OBJECTIVE >>
All of the lines below are to be printed again exactly; images are excluded from the output.

*-*-*

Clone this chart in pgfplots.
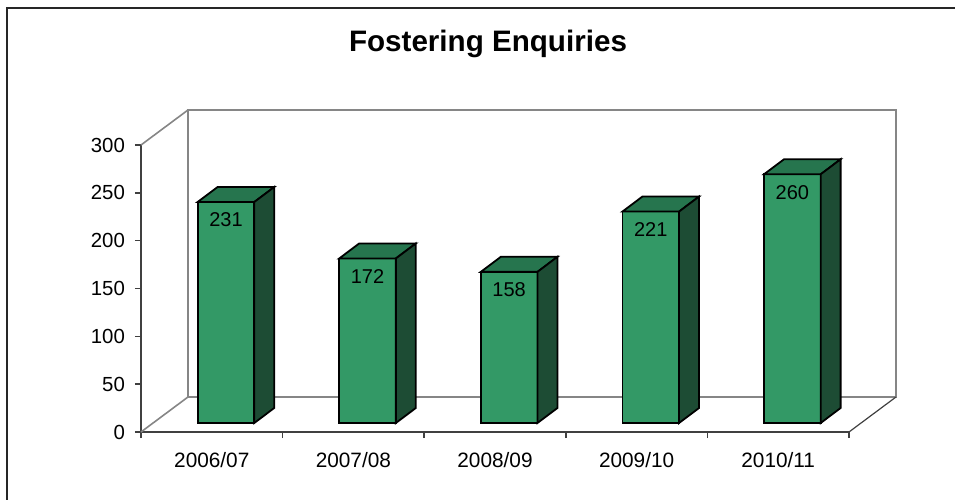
\documentclass[border=0pt]{standalone}
\usepackage{fontspec}
\setmainfont{Liberation Sans}
\usepackage{pgfplots}
\usepackage{pgfplotstable}
\pgfplotsset{compat=1.18}

\definecolor{barfront}{RGB}{51,153,102}
\definecolor{bartop}{RGB}{38,117,78}
\definecolor{barside}{RGB}{29,76,52}
\definecolor{wallgray}{RGB}{134,134,134}
\definecolor{axisgray}{RGB}{64,64,64}

\pgfplotstableread{
idx v
0 231
1 172
2 158
3 221
4 260
}\enquiries

\pgfplotsset{barface/.style={draw=black, line width=0.9pt, mark=none, forget plot}}

% back wall sits 0.332 x-units right and 36.6 y-units up from the front plane;
% bars fill the depth from about 0.26 to 0.69 of it
\begin{document}
\begin{tikzpicture}
\path[use as bounding box] (-70.5pt,-33.5pt) rectangle (407pt,216pt);
\draw[black!85, line width=0.9pt] (-67pt,-40pt) -- (-67pt,212pt) -- (410pt,212pt);
\begin{axis}[
  scale only axis, width=354pt, height=143.5pt,
  xmin=0, xmax=5, ymin=0, ymax=300,
  clip=false,
  axis x line*=bottom, axis y line*=left,
  axis line style={axisgray, line width=0.8pt},
  tick style={axisgray, line width=0.8pt},
  tick align=outside, major tick length=3pt,
  ytick={0,50,...,300},
  xtick={0,...,5},
  x tick label as interval,
  xticklabels={2006/07,2007/08,2008/09,2009/10,2010/11},
  /pgf/number format/assume math mode=true,
  yticklabel style={font=\fontsize{10.2}{12}\selectfont, xshift=-1.5pt},
  xticklabel style={font=\fontsize{10.4}{12}\selectfont, yshift=-3.5pt},
]
\draw[wallgray, line width=0.8pt] (axis cs:0.332,36.6) rectangle (axis cs:5.332,336.6);
\draw[wallgray, line width=0.8pt] (axis cs:0,300) -- (axis cs:0.332,336.6);
\draw[wallgray, line width=0.8pt] (axis cs:0,0) -- (axis cs:0.332,36.6);
\draw[axisgray, line width=0.6pt] (axis cs:5,0) -- (axis cs:5.332,36.6);

\pgfplotsinvokeforeach{0,...,4}{
  \pgfplotstablegetelem{#1}{v}\of\enquiries
  \pgfmathsetmacro\xa{#1+0.4}
  \pgfmathsetmacro\xb{#1+0.8}
  \pgfmathsetmacro\xc{#1+0.941}
  \pgfmathsetmacro\xd{#1+0.541}
  \pgfmathsetmacro\yt{\pgfplotsretval+9.4}
  \pgfmathsetmacro\yu{\pgfplotsretval+25.1}
  \edef\bars{%
    \noexpand\addplot[barface, fill=barfront] coordinates {(\xa,9.4) (\xb,9.4) (\xb,\yt) (\xa,\yt)} -- cycle;
    \noexpand\addplot[barface, fill=bartop] coordinates {(\xa,\yt) (\xb,\yt) (\xc,\yu) (\xd,\yu)} -- cycle;
    \noexpand\addplot[barface, fill=barside] coordinates {(\xb,9.4) (\xc,25.1) (\xc,\yu) (\xb,\yt)} -- cycle;
  }\bars
}

\addplot[draw=none, mark=none, nodes near coords, point meta=explicit,
  nodes near coords style={font=\fontsize{10}{12}\selectfont, anchor=center, yshift=-9pt, black}]
  table[x expr=\thisrow{idx}+0.6, y expr=\thisrow{v}+9.4, meta=v] {\enquiries};
\end{axis}
\node[font=\bfseries\fontsize{14.8}{18}\selectfont, anchor=base] at (173.5pt,190pt) {Fostering Enquiries};
\end{tikzpicture}
\end{document}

*-*-*

RESULT OF THE TASK >>
Clone this chart in pgfplots.
\documentclass[border=0pt]{standalone}
\usepackage{fontspec}
\setmainfont{Liberation Sans}
\usepackage{pgfplots}
\usepackage{pgfplotstable}
\pgfplotsset{compat=1.18}

\definecolor{barfront}{RGB}{51,153,102}
\definecolor{bartop}{RGB}{38,117,78}
\definecolor{barside}{RGB}{29,76,52}
\definecolor{wallgray}{RGB}{134,134,134}
\definecolor{axisgray}{RGB}{64,64,64}

\pgfplotstableread{
idx v
0 231
1 172
2 158
3 221
4 260
}\enquiries

\pgfplotsset{barface/.style={draw=black, line width=0.9pt, mark=none, forget plot}}

% back wall sits 0.332 x-units right and 36.6 y-units up from the front plane;
% bars fill the depth from about 0.26 to 0.69 of it
\begin{document}
\begin{tikzpicture}
\path[use as bounding box] (-70.5pt,-33.5pt) rectangle (407pt,216pt);
\draw[black!85, line width=0.9pt] (-67pt,-40pt) -- (-67pt,212pt) -- (410pt,212pt);
\begin{axis}[
  scale only axis, width=354pt, height=143.5pt,
  xmin=0, xmax=5, ymin=0, ymax=300,
  clip=false,
  axis x line*=bottom, axis y line*=left,
  axis line style={axisgray, line width=0.8pt},
  tick style={axisgray, line width=0.8pt},
  tick align=outside, major tick length=3pt,
  ytick={0,50,...,300},
  xtick={0,...,5},
  x tick label as interval,
  xticklabels={2006/07,2007/08,2008/09,2009/10,2010/11},
  /pgf/number format/assume math mode=true,
  yticklabel style={font=\fontsize{10.2}{12}\selectfont, xshift=-1.5pt},
  xticklabel style={font=\fontsize{10.4}{12}\selectfont, yshift=-3.5pt},
]
\draw[wallgray, line width=0.8pt] (axis cs:0.332,36.6) rectangle (axis cs:5.332,336.6);
\draw[wallgray, line width=0.8pt] (axis cs:0,300) -- (axis cs:0.332,336.6);
\draw[wallgray, line width=0.8pt] (axis cs:0,0) -- (axis cs:0.332,36.6);
\draw[axisgray, line width=0.6pt] (axis cs:5,0) -- (axis cs:5.332,36.6);

\pgfplotsinvokeforeach{0,...,4}{
  \pgfplotstablegetelem{#1}{v}\of\enquiries
  \pgfmathsetmacro\xa{#1+0.4}
  \pgfmathsetmacro\xb{#1+0.8}
  \pgfmathsetmacro\xc{#1+0.941}
  \pgfmathsetmacro\xd{#1+0.541}
  \pgfmathsetmacro\yt{\pgfplotsretval+9.4}
  \pgfmathsetmacro\yu{\pgfplotsretval+25.1}
  \edef\bars{%
    \noexpand\addplot[barface, fill=barfront] coordinates {(\xa,9.4) (\xb,9.4) (\xb,\yt) (\xa,\yt)} -- cycle;
    \noexpand\addplot[barface, fill=bartop] coordinates {(\xa,\yt) (\xb,\yt) (\xc,\yu) (\xd,\yu)} -- cycle;
    \noexpand\addplot[barface, fill=barside] coordinates {(\xb,9.4) (\xc,25.1) (\xc,\yu) (\xb,\yt)} -- cycle;
  }\bars
}

\addplot[draw=none, mark=none, nodes near coords, point meta=explicit,
  nodes near coords style={font=\fontsize{10}{12}\selectfont, anchor=center, yshift=-9pt, black}]
  table[x expr=\thisrow{idx}+0.6, y expr=\thisrow{v}+9.4, meta=v] {\enquiries};
\end{axis}
\node[font=\bfseries\fontsize{14.8}{18}\selectfont, anchor=base] at (173.5pt,190pt) {Fostering Enquiries};
\end{tikzpicture}
\end{document}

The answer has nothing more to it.